* SUPPLIED DATA *
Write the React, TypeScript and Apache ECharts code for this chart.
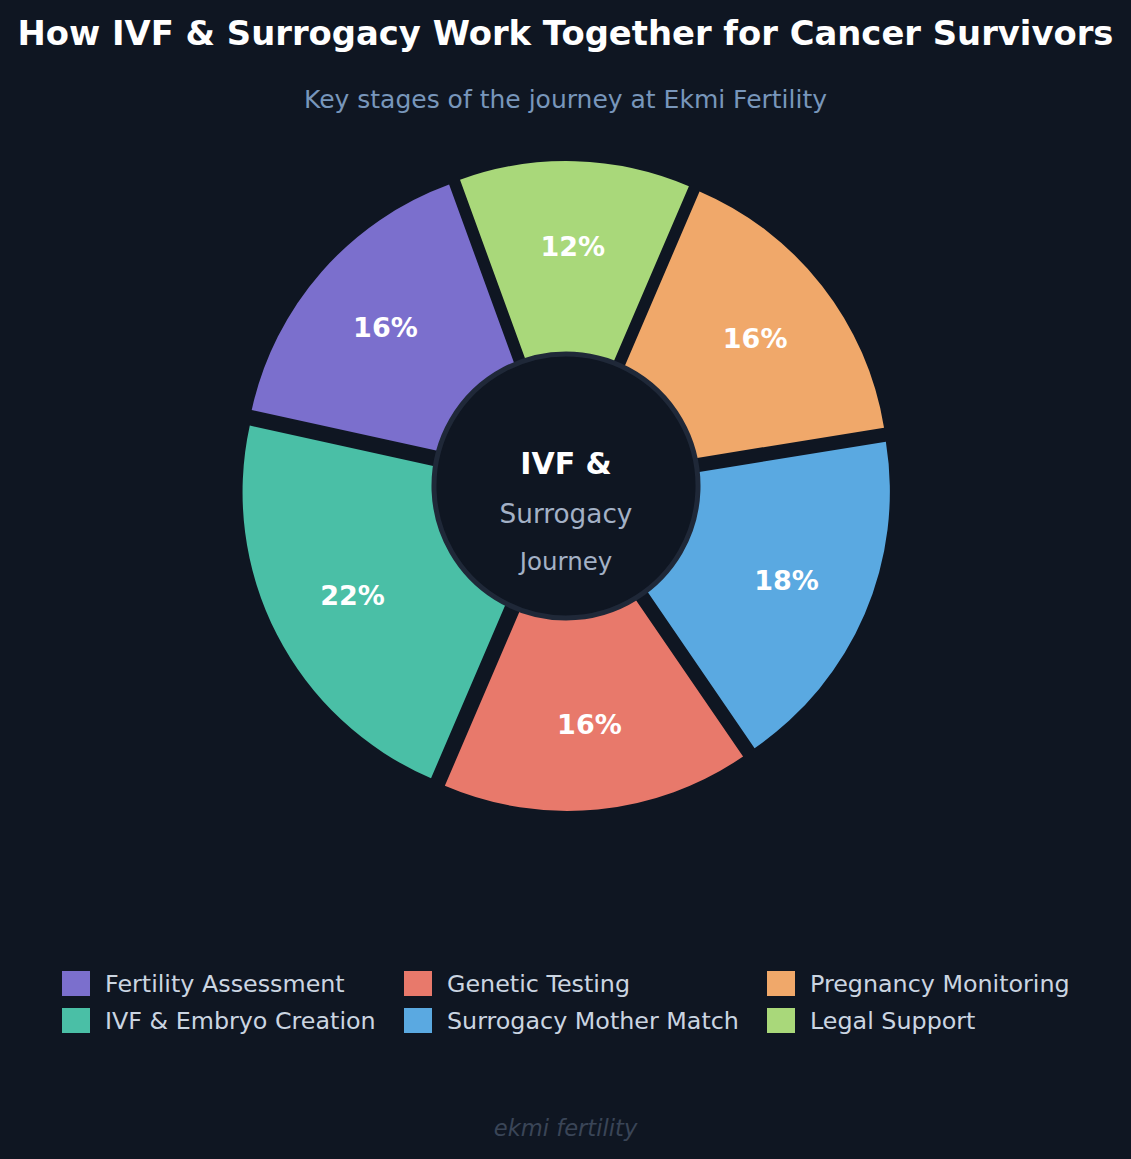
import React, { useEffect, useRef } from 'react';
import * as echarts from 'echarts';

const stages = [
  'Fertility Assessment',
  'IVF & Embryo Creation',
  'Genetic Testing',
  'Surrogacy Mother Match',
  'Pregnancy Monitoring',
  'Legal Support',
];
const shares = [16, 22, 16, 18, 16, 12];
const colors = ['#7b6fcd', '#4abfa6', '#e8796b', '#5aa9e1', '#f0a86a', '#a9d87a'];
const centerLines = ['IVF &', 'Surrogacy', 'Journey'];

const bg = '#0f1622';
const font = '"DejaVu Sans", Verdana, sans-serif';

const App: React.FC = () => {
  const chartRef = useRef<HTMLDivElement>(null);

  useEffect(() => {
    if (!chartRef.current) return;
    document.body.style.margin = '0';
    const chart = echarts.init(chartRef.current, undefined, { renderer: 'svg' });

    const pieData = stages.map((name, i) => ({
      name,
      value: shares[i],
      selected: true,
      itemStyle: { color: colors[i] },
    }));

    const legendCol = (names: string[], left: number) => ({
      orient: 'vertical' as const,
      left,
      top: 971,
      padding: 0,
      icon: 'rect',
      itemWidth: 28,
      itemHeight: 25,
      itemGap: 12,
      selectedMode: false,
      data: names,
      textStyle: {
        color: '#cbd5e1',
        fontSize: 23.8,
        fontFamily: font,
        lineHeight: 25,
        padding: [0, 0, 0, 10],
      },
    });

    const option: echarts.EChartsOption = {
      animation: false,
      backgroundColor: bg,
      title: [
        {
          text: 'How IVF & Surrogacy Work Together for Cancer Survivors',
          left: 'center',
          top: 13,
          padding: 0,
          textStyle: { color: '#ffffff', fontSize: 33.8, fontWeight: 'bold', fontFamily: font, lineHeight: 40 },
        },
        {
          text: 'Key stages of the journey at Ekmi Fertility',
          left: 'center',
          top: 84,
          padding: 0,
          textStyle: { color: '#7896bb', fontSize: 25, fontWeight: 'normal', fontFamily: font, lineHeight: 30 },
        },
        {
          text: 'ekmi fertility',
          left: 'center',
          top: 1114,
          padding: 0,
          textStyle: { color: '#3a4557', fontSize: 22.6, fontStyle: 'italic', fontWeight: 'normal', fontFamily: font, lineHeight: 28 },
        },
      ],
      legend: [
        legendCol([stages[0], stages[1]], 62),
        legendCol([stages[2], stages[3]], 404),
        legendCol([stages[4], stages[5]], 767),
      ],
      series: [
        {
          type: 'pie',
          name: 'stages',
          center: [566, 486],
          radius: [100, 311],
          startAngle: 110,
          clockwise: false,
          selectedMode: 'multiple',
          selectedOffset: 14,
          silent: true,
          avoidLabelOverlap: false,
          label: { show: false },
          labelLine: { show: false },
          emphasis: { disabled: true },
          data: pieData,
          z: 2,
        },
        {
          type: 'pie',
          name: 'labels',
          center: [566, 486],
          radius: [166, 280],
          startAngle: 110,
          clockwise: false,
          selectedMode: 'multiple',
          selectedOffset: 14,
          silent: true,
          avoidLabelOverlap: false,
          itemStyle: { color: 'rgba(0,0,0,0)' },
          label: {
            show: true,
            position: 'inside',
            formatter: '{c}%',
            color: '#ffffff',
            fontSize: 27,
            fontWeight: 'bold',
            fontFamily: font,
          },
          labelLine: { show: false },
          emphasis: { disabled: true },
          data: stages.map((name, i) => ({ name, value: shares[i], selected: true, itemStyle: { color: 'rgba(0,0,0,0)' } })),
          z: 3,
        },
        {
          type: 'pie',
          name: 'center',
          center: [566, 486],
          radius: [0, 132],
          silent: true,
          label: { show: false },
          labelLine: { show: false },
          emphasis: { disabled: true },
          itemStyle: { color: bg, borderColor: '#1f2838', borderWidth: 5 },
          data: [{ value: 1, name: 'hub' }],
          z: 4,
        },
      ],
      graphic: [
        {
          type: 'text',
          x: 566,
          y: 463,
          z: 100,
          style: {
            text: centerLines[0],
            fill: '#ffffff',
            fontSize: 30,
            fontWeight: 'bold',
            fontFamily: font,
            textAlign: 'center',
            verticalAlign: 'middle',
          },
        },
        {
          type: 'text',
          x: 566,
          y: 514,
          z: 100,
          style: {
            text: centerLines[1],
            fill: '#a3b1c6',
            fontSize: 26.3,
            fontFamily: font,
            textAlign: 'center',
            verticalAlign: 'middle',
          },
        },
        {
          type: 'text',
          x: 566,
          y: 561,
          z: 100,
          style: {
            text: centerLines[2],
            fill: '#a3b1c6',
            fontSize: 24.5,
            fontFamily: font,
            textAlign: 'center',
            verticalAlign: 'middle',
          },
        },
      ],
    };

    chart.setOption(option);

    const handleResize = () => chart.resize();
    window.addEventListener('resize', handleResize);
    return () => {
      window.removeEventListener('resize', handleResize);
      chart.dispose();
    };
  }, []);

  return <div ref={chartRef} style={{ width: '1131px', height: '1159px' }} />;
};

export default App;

* WORK REQUIRED *
From the opening line of the listing above through the line bearing "import * as echarts from 'echarts';", repeat each line exactly. Drop every picture.

* PROBLEM SOLUTION *
Write the React, TypeScript and Apache ECharts code for this chart.
import React, { useEffect, useRef } from 'react';
import * as echarts from 'echarts';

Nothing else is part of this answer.